How Does Failover Work?
Failover mechanisms can be applied in various IT systems, including servers, storage systems, and network infrastructure. Typically, the failover process works as follows:
- Monitoring: The primary system is constantly monitored for signs of failure. Monitoring tools track the health of hardware, software, and network connections to detect issues in real time.
- Failure Detection: When the primary system experiences a failure or degradation in performance, the failover mechanism detects this event. It may be based on predefined thresholds or triggers set by system administrators.
- Switch to Backup: Once a failure is detected, the failover system automatically switches to a backup or secondary system. This may involve redirecting traffic, restoring data from a backup, or activating a redundant server.
- Recovery: After the failure is addressed, the system can return to its normal state, and operations can be restored to the primary system if necessary.
Types of Failover Systems
Failover systems can vary based on the complexity and needs of the business. The most common types of failover include:
- Active-Active Failover: In an active-active setup, multiple systems are running simultaneously, with each system actively handling requests or tasks. If one system fails, the remaining systems continue to operate without disruption. This setup provides high availability and load balancing.
- Active-Passive Failover: In this configuration, the primary system is active, while the backup system remains passive, only being activated in the event of a failure. Active-passive failover is simpler to implement but may result in downtime if a failure occurs before the backup system takes over.
- Automatic Failover vs. Manual Failover: Automatic failover happens without human intervention, immediately redirecting operations to the backup system. Manual failover requires an administrator to trigger the failover process manually.
Benefits of Failover
- Increased Uptime: Failover ensures that systems continue running, even if one part of the system fails, reducing downtime and ensuring consistent availability.
- Business Continuity: In industries where downtime can lead to significant financial losses or customer dissatisfaction, failover is vital for maintaining business operations without disruption.

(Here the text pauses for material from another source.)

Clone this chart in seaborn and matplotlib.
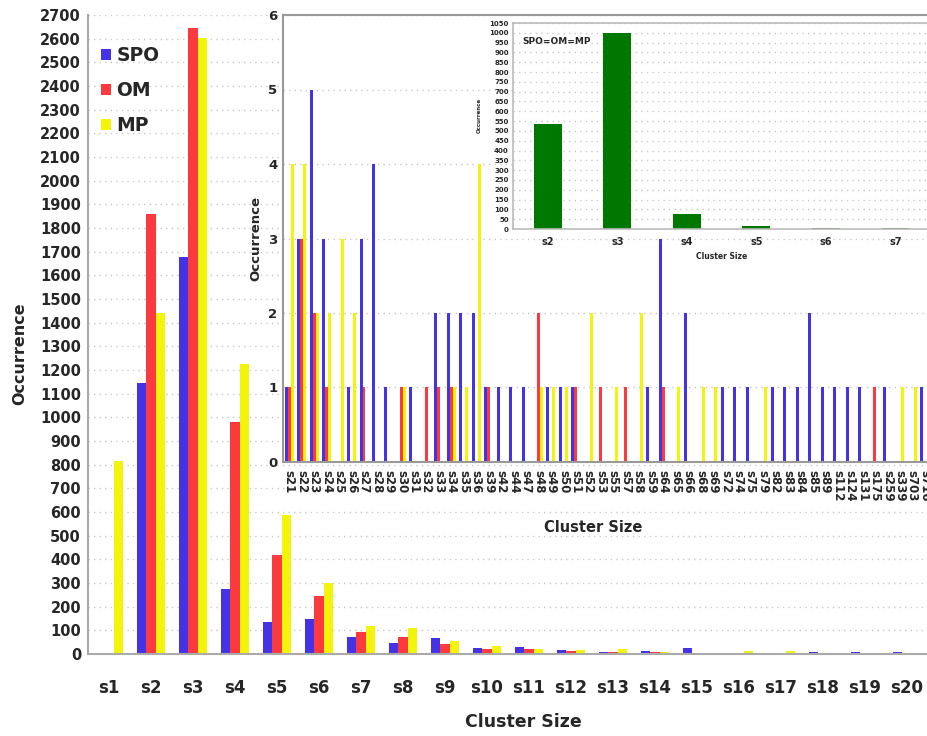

- Enhanced Data Integrity: Failover helps protect data by ensuring that backup systems are in place to restore data and services in the event of a failure.
- Reduced Risks of Service Interruption: Failover systems reduce the risk of complete service failure by providing a secondary option that can take over in the event of a malfunction.
Applications of Failover
Failover is used across various industries, particularly in sectors where high availability is critical. Some common use cases include:
- Cloud Computing: Ensuring continuous availability of cloud services by using failover systems across multiple data centers.
- Telecommunications: Maintaining service reliability by quickly switching to backup systems during network failures.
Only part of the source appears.